The flight attendant told me he found empty bags a couple times a week and the non-opening bags were a bigger problem.  I promised the attendant I would contact King Nut again.
Mr. Kanan’s secretary must have been on vacation (or perhaps became Mitt Romney’s tax accountant) because my second letter got through.  I received the following response.

Hello, I am the CEO of King Nut. I am very glad to hear that you have written and I must apologize, I did not receive your letter. We are diligently working on a system to fix the empty bag situation and although we make about 500,000,000 little bags per year, a few times per week on a Southwest flight is too many for us.

Also, we have procedures in place to make sure there is a nice tear notch in every single one of those bags to ensure ease in opening. I am sorry you received a bag that did not have a tear notch—because without one, they are indeed very difficult to open.

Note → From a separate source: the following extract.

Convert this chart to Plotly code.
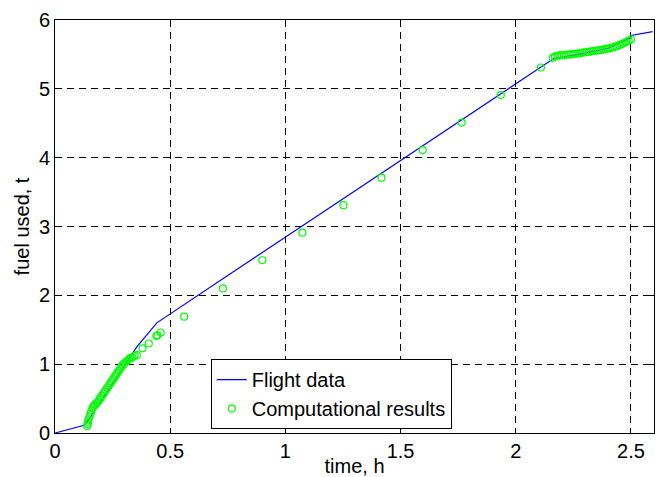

I am copying my department heads on your below email so we may improve ourselves. And, thank you again, because it is people like you who write to us—this only helps us become a better company. Best regards,

Martin Kanan 

Well at least someone at King Nuts went to PR school.  Just the right amount of schmooze without knocking the company or the customer.
Gary, that might be the end of the story, but for my September 2012 flight from Phoenix to  Seattle, when I was once again presented with a notch-less, unopenable bag of King Nuts brand peanuts.  I admit I didn’t struggle too long with the bag this time … I was traveling with my two young grandchildren and didn’t want them to pick up any new vocabulary words that might inadvertently spew forth.
I tucked the bag in my pocket and brought it home.
I think it’s high time Southwest Airlines takes a new route in the no-frills frill department.   Frankly with all the nut allergies and allergic nuts taking to the skies these days, the flight attendants should hand out five dollar bills (not in bags).  The passengers will appreciate the diversity plus I promise not to write you any more letters.  About peanuts.